* [Records supplied]:
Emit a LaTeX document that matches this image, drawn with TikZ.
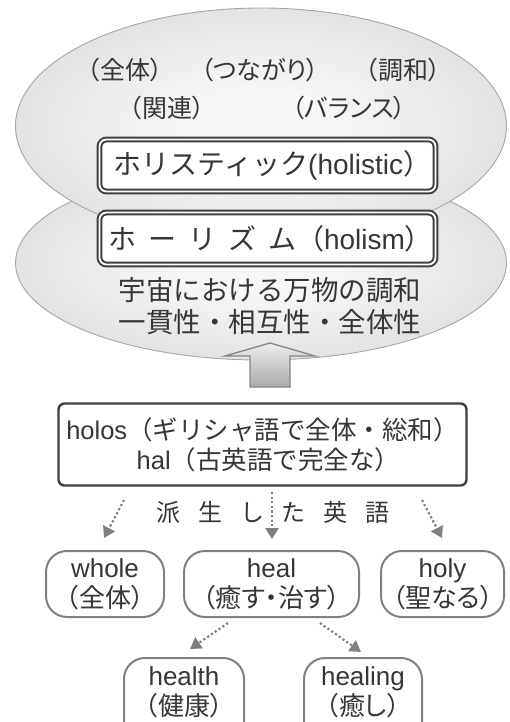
\documentclass[tikz,border=0pt]{standalone}
\usepackage{fontspec}
\setmainfont{Liberation Sans}
\newfontfamily\jp{Noto Sans CJK JP}
\newfontfamily\jpp[RawFeature={+palt}]{Noto Sans CJK JP}
\usetikzlibrary{shapes.geometric,arrows.meta}
\definecolor{txt}{HTML}{363636}
\definecolor{blobedge}{HTML}{A6A6A6}
\definecolor{blobin}{HTML}{F7F7F7}
\definecolor{blobout}{HTML}{C4C4C4}
\definecolor{pillline}{HTML}{808080}
\definecolor{boxline}{HTML}{3F3F3F}
\pgfdeclareradialshading{blobshade}{\pgfpoint{0bp}{0bp}}{color(0bp)=(blobin); color(8bp)=(blobin); color(50bp)=(blobout)}
\begin{document}
\begin{tikzpicture}[x=1pt,y=-1pt,
  blob/.style={ellipse, draw=blobedge, line width=0.9pt, shading=blobshade, minimum width=491pt, inner sep=0pt},
  dbox/.style={draw=boxline, line width=2pt, double=white, double distance=1.8pt, rounded corners=7pt, fill=white, minimum width=336pt, minimum height=52pt, inner sep=0pt, text=txt},
  hbox/.style={draw=boxline, line width=2.4pt, rounded corners=6pt, fill=white, minimum width=408pt, minimum height=82pt, inner sep=0pt, align=center, text=txt, font=\fontsize{25.5}{30}\selectfont},
  pill/.style={draw=pillline, line width=2pt, rounded corners=21pt, fill=white, minimum height=66pt, inner sep=0pt, align=center, text=txt, font=\fontsize{26}{30}\selectfont},
  plabel/.style={inner sep=0pt, align=center, text=txt, font=\fontsize{26}{30}\selectfont},
  lbl/.style={inner sep=0pt, text=txt, font=\jpp\fontsize{25}{30}\selectfont},
  body/.style={inner sep=0pt, align=center, text=txt, font=\jp\fontsize{27.5}{32}\selectfont},
  darr/.style={draw=pillline, line width=2.2pt, dash pattern=on 2.2pt off 2.4pt, -{Triangle[width=13pt,length=11pt]}},
  bigarrow/.style={top color=white!93!black, bottom color=black!33, draw=black!48, line width=1.3pt}
]
\useasboundingbox (0,0) rectangle (509,722);

% two stacked discs
\node[blob, minimum height=194pt] (lower) at (261,263) {};
\node[blob, minimum height=236pt] (upper) at (261,126) {};

% upper labels
\node[lbl] (l1) at (125,70) {（全体）};
\node[lbl] (l2) at (260,70) {（つながり）};
\node[lbl] (l3) at (403,70) {（調和）};
\node[lbl] (l4) at (167,108) {（関連）};
\node[lbl] (l5) at (349,108) {（バランス）};

% double boxes
\node[dbox, font=\fontsize{28}{32}\selectfont] (holistic) at (267.5,165.5) {\hspace{10pt}{\jp ホリスティック}(holistic{\jp ）}};
\node[dbox, font=\fontsize{28}{32}\selectfont] (holism) at (267.5,238.5) {\hspace{6pt}{\jp ホ\hspace{12pt}ー\hspace{12pt}リ\hspace{12pt}ズ\hspace{12pt}ム（}holism{\jp ）}};

% lower text
\node[body] (meaning) at (270,306) {宇宙における万物の調和\\一貫性・相互性・全体性};

% big up arrow
\shade[bigarrow] (270,343) -- (315,356) -- (290,356) -- (290,387) -- (250,387) -- (250,356) -- (225,356) -- cycle;

% origin box
\node[hbox] (holos) at (262.5,444.5) {holos{\jp （ギリシャ語で全体・総和）}\\\hspace{12pt}hal{\jp （古英語で完全な）}};

% derived label
\node[inner sep=0pt, text=txt, font=\jp\fontsize{24}{28}\selectfont] (derived) at (273,512)
  {派\hspace{17.8pt}生\hspace{17.8pt}し\hspace{17.8pt}た\hspace{17.8pt}英\hspace{17.8pt}語};

% derived words
\node[pill, minimum width=118pt] (whole) at (105,584) {whole\\{\jpp （全体）}};
\node[pill, minimum width=175pt] (heal) at (271.5,584) {heal\\{\jpp （癒す・治す）}};
\node[pill, minimum width=123pt] (holy) at (442.5,584) {holy\\{\jpp （聖なる）}};

\node[pill, minimum width=120pt, minimum height=90pt, anchor=north] (health) at (184,657) {};
\node[plabel] (healthtxt) at (184,692) {health\\{\jpp （健康）}};
\node[pill, minimum width=118pt, minimum height=90pt, anchor=north] (healing) at (363,657) {};
\node[plabel] (healingtxt) at (363,692) {healing\\{\jpp （癒し）}};

% dotted connectors
\coordinate (a1s) at (124,500); \coordinate (a1e) at (104,538);
\coordinate (a2s) at (272,492); \coordinate (a2e) at (272,539);
\coordinate (a3s) at (422,500); \coordinate (a3e) at (442,538);
\coordinate (b1s) at (228,623); \coordinate (b1e) at (190,649);
\coordinate (b2s) at (320,623); \coordinate (b2e) at (361,652);
\draw[darr] (a1s) -- (a1e);
\draw[darr] (a2s) -- (a2e);
\draw[darr] (a3s) -- (a3e);
\draw[darr] (b1s) -- (b1e);
\draw[darr] (b2s) -- (b2e);
\end{tikzpicture}
\end{document}
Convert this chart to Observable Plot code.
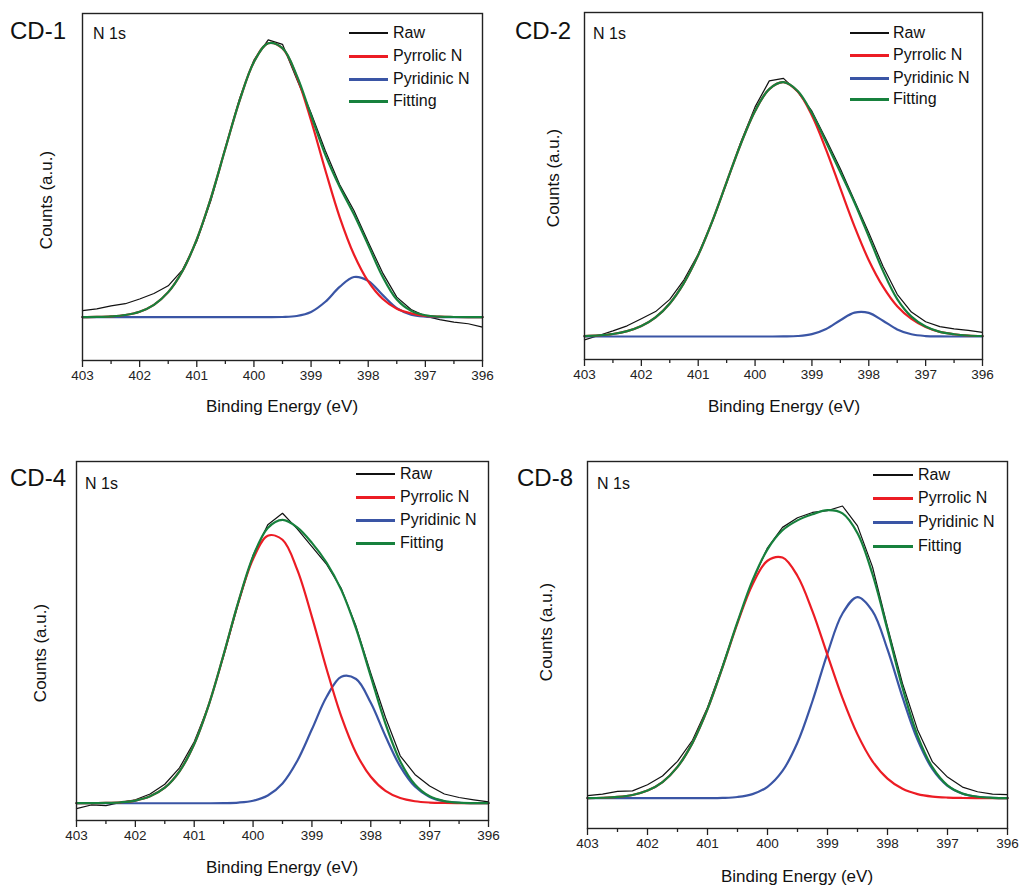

* [Set task]:
Leave the pictures out, and print every line of the listing exactly as written.

* [Reply to the exercise]:
Emit a LaTeX document that matches this image, drawn with TikZ.
\documentclass[tikz,border=0pt]{standalone}
\usepackage{fontspec}
\setmainfont{Liberation Sans}
\newfontfamily\jp{Noto Sans CJK JP}
\newfontfamily\jpp[RawFeature={+palt}]{Noto Sans CJK JP}
\usetikzlibrary{shapes.geometric,arrows.meta}
\definecolor{txt}{HTML}{363636}
\definecolor{blobedge}{HTML}{A6A6A6}
\definecolor{blobin}{HTML}{F7F7F7}
\definecolor{blobout}{HTML}{C4C4C4}
\definecolor{pillline}{HTML}{808080}
\definecolor{boxline}{HTML}{3F3F3F}
\pgfdeclareradialshading{blobshade}{\pgfpoint{0bp}{0bp}}{color(0bp)=(blobin); color(8bp)=(blobin); color(50bp)=(blobout)}
\begin{document}
\begin{tikzpicture}[x=1pt,y=-1pt,
  blob/.style={ellipse, draw=blobedge, line width=0.9pt, shading=blobshade, minimum width=491pt, inner sep=0pt},
  dbox/.style={draw=boxline, line width=2pt, double=white, double distance=1.8pt, rounded corners=7pt, fill=white, minimum width=336pt, minimum height=52pt, inner sep=0pt, text=txt},
  hbox/.style={draw=boxline, line width=2.4pt, rounded corners=6pt, fill=white, minimum width=408pt, minimum height=82pt, inner sep=0pt, align=center, text=txt, font=\fontsize{25.5}{30}\selectfont},
  pill/.style={draw=pillline, line width=2pt, rounded corners=21pt, fill=white, minimum height=66pt, inner sep=0pt, align=center, text=txt, font=\fontsize{26}{30}\selectfont},
  plabel/.style={inner sep=0pt, align=center, text=txt, font=\fontsize{26}{30}\selectfont},
  lbl/.style={inner sep=0pt, text=txt, font=\jpp\fontsize{25}{30}\selectfont},
  body/.style={inner sep=0pt, align=center, text=txt, font=\jp\fontsize{27.5}{32}\selectfont},
  darr/.style={draw=pillline, line width=2.2pt, dash pattern=on 2.2pt off 2.4pt, -{Triangle[width=13pt,length=11pt]}},
  bigarrow/.style={top color=white!93!black, bottom color=black!33, draw=black!48, line width=1.3pt}
]
\useasboundingbox (0,0) rectangle (509,722);

% two stacked discs
\node[blob, minimum height=194pt] (lower) at (261,263) {};
\node[blob, minimum height=236pt] (upper) at (261,126) {};

% upper labels
\node[lbl] (l1) at (125,70) {（全体）};
\node[lbl] (l2) at (260,70) {（つながり）};
\node[lbl] (l3) at (403,70) {（調和）};
\node[lbl] (l4) at (167,108) {（関連）};
\node[lbl] (l5) at (349,108) {（バランス）};

% double boxes
\node[dbox, font=\fontsize{28}{32}\selectfont] (holistic) at (267.5,165.5) {\hspace{10pt}{\jp ホリスティック}(holistic{\jp ）}};
\node[dbox, font=\fontsize{28}{32}\selectfont] (holism) at (267.5,238.5) {\hspace{6pt}{\jp ホ\hspace{12pt}ー\hspace{12pt}リ\hspace{12pt}ズ\hspace{12pt}ム（}holism{\jp ）}};

% lower text
\node[body] (meaning) at (270,306) {宇宙における万物の調和\\一貫性・相互性・全体性};

% big up arrow
\shade[bigarrow] (270,343) -- (315,356) -- (290,356) -- (290,387) -- (250,387) -- (250,356) -- (225,356) -- cycle;

% origin box
\node[hbox] (holos) at (262.5,444.5) {holos{\jp （ギリシャ語で全体・総和）}\\\hspace{12pt}hal{\jp （古英語で完全な）}};

% derived label
\node[inner sep=0pt, text=txt, font=\jp\fontsize{24}{28}\selectfont] (derived) at (273,512)
  {派\hspace{17.8pt}生\hspace{17.8pt}し\hspace{17.8pt}た\hspace{17.8pt}英\hspace{17.8pt}語};

% derived words
\node[pill, minimum width=118pt] (whole) at (105,584) {whole\\{\jpp （全体）}};
\node[pill, minimum width=175pt] (heal) at (271.5,584) {heal\\{\jpp （癒す・治す）}};
\node[pill, minimum width=123pt] (holy) at (442.5,584) {holy\\{\jpp （聖なる）}};

\node[pill, minimum width=120pt, minimum height=90pt, anchor=north] (health) at (184,657) {};
\node[plabel] (healthtxt) at (184,692) {health\\{\jpp （健康）}};
\node[pill, minimum width=118pt, minimum height=90pt, anchor=north] (healing) at (363,657) {};
\node[plabel] (healingtxt) at (363,692) {healing\\{\jpp （癒し）}};

% dotted connectors
\coordinate (a1s) at (124,500); \coordinate (a1e) at (104,538);
\coordinate (a2s) at (272,492); \coordinate (a2e) at (272,539);
\coordinate (a3s) at (422,500); \coordinate (a3e) at (442,538);
\coordinate (b1s) at (228,623); \coordinate (b1e) at (190,649);
\coordinate (b2s) at (320,623); \coordinate (b2e) at (361,652);
\draw[darr] (a1s) -- (a1e);
\draw[darr] (a2s) -- (a2e);
\draw[darr] (a3s) -- (a3e);
\draw[darr] (b1s) -- (b1e);
\draw[darr] (b2s) -- (b2e);
\end{tikzpicture}
\end{document}
Convert this chart to Observable Plot code.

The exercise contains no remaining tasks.